• **Required task**: Pick out every line with the word "this" and copy it.

• **Data section**:

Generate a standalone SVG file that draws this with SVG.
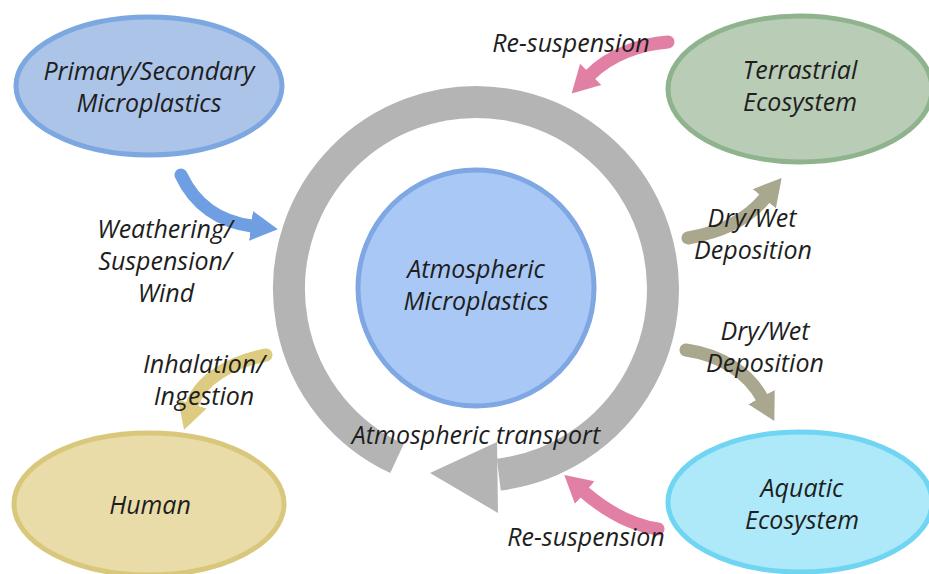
* * *
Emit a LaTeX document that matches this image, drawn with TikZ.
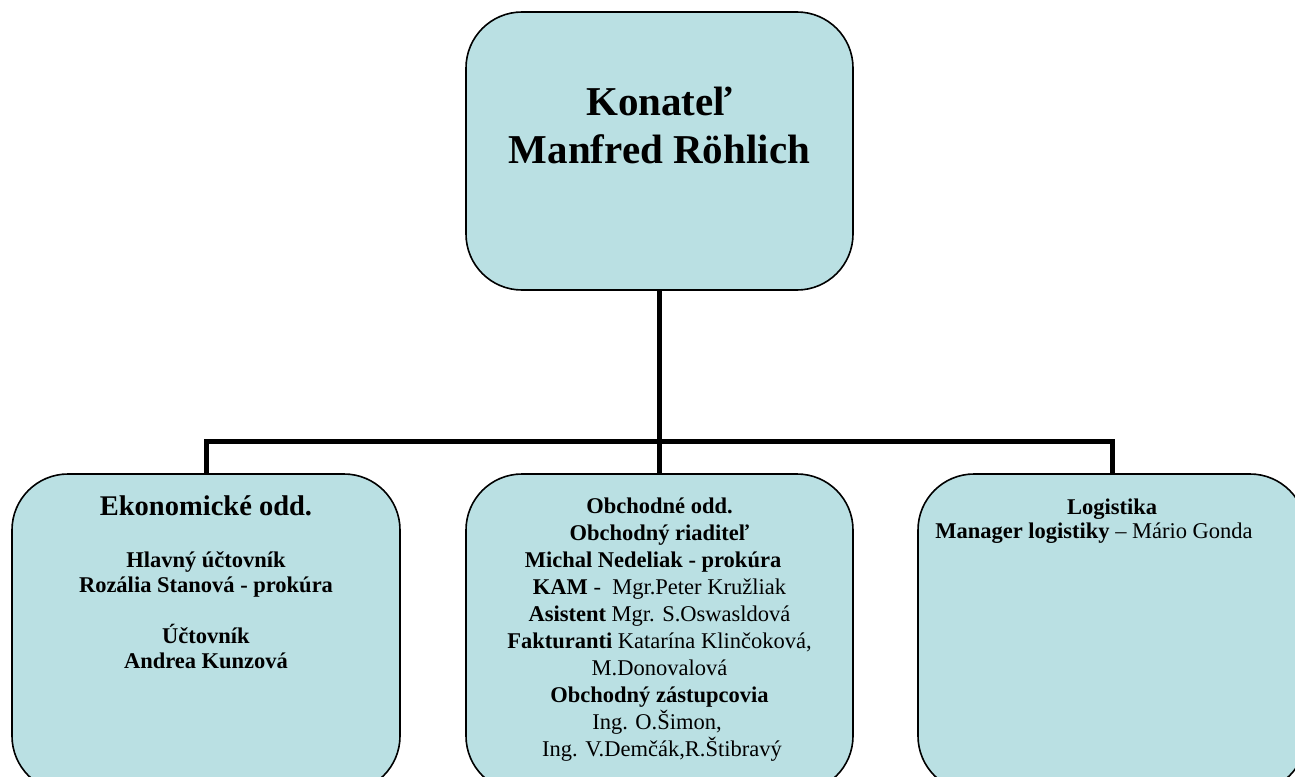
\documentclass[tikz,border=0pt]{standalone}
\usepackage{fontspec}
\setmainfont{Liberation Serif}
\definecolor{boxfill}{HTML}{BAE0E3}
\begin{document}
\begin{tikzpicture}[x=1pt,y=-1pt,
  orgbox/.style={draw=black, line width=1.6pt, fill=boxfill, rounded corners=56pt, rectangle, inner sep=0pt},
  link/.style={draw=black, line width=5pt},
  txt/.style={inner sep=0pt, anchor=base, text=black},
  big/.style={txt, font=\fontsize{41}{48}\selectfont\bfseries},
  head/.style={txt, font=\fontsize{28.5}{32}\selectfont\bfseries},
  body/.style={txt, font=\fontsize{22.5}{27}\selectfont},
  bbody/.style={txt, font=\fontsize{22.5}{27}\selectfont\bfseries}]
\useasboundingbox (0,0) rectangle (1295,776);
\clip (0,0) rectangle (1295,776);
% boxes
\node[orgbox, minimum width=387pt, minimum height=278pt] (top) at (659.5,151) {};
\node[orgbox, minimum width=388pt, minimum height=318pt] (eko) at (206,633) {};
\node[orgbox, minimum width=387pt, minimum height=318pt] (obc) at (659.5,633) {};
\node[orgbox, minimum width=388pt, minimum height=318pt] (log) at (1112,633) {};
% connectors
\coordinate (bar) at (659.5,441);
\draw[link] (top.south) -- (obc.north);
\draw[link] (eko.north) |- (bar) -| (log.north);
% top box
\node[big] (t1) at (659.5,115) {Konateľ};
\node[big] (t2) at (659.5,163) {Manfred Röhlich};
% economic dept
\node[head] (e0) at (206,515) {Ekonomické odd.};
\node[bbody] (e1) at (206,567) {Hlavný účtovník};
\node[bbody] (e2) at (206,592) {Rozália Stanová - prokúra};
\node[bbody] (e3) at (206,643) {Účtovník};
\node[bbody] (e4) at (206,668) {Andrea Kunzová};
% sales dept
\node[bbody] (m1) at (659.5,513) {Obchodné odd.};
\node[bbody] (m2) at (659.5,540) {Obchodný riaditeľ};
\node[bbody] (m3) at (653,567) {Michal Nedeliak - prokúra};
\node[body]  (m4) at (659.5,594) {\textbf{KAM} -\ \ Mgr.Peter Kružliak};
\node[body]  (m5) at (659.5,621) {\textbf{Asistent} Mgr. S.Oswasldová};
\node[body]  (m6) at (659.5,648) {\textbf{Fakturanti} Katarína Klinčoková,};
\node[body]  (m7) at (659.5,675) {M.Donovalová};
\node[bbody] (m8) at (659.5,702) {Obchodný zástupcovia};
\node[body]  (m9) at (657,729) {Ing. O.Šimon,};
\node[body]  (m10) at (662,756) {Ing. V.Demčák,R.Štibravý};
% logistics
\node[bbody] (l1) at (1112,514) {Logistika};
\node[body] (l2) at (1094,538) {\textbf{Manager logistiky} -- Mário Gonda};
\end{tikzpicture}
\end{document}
...
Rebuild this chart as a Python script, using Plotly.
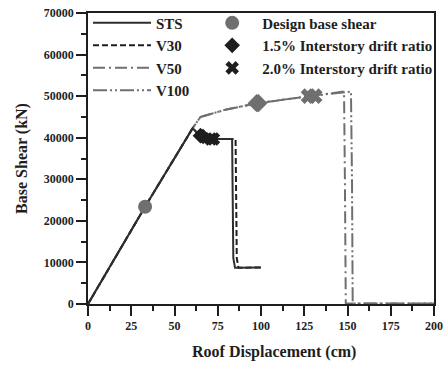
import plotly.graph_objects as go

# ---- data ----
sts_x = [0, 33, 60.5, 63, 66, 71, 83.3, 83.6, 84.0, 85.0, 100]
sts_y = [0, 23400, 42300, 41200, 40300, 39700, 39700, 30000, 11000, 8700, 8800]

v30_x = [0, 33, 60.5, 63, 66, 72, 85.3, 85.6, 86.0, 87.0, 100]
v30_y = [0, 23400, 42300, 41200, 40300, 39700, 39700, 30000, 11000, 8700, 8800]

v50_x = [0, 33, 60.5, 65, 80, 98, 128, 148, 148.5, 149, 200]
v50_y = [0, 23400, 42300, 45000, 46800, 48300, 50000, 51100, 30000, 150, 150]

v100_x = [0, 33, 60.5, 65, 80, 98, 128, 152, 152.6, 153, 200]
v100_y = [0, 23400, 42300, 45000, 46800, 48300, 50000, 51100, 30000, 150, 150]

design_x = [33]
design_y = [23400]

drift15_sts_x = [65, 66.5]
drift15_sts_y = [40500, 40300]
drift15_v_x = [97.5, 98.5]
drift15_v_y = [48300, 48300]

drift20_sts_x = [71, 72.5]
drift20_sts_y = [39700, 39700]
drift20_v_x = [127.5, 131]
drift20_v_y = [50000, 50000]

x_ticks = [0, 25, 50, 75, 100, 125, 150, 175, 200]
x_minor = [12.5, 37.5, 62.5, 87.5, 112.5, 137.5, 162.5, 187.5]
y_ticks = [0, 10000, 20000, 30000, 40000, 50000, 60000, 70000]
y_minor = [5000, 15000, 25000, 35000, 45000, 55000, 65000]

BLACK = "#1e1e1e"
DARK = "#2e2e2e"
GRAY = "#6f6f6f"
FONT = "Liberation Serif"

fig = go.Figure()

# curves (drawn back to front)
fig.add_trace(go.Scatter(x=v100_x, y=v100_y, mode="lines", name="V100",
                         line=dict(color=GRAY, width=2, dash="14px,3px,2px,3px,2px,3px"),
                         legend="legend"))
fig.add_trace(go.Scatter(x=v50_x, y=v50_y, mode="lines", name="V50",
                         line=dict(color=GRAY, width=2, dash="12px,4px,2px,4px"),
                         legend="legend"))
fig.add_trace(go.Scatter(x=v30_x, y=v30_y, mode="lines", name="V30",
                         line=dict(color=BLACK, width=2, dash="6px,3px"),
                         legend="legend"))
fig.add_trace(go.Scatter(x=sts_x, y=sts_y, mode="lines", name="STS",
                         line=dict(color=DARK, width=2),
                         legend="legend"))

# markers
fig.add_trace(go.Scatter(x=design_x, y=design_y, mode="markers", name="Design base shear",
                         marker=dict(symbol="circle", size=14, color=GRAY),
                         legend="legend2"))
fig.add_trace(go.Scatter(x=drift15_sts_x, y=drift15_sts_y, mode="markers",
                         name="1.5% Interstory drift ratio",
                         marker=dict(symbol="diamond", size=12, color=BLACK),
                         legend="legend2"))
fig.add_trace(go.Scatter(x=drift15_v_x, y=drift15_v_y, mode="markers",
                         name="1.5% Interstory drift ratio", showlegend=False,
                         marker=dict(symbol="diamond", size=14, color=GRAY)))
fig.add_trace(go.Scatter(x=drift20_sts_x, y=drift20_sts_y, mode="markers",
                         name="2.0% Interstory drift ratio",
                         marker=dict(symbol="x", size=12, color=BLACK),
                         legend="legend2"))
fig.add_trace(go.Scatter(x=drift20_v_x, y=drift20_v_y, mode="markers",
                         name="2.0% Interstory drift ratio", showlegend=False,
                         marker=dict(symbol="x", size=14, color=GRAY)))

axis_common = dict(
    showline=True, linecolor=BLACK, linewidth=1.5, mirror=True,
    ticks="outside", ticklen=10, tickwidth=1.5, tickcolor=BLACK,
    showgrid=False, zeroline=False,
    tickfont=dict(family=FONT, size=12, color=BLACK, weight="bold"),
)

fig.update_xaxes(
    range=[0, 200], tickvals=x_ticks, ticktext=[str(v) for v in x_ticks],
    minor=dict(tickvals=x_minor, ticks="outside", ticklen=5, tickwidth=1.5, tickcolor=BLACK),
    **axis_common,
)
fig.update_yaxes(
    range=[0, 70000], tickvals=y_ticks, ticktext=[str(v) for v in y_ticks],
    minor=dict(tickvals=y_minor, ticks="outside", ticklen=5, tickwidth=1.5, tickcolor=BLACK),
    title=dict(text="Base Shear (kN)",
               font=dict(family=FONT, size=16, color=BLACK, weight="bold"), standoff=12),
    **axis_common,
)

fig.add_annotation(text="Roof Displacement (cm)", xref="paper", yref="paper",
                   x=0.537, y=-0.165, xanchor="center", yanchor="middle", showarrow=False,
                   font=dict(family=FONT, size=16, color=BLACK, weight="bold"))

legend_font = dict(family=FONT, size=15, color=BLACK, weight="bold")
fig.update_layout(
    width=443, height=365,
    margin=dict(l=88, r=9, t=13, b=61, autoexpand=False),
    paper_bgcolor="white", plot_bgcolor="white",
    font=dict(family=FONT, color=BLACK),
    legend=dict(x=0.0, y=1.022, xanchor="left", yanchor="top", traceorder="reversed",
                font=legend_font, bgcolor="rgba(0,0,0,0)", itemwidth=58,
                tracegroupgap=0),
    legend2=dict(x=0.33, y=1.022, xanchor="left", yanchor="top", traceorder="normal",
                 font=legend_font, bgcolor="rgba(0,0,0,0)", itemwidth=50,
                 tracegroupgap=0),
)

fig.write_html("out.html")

• **Solution**:
Generate a standalone SVG file that draws this with SVG.
Emit a LaTeX document that matches this image, drawn with TikZ.
Rebuild this chart as a Python script, using Plotly.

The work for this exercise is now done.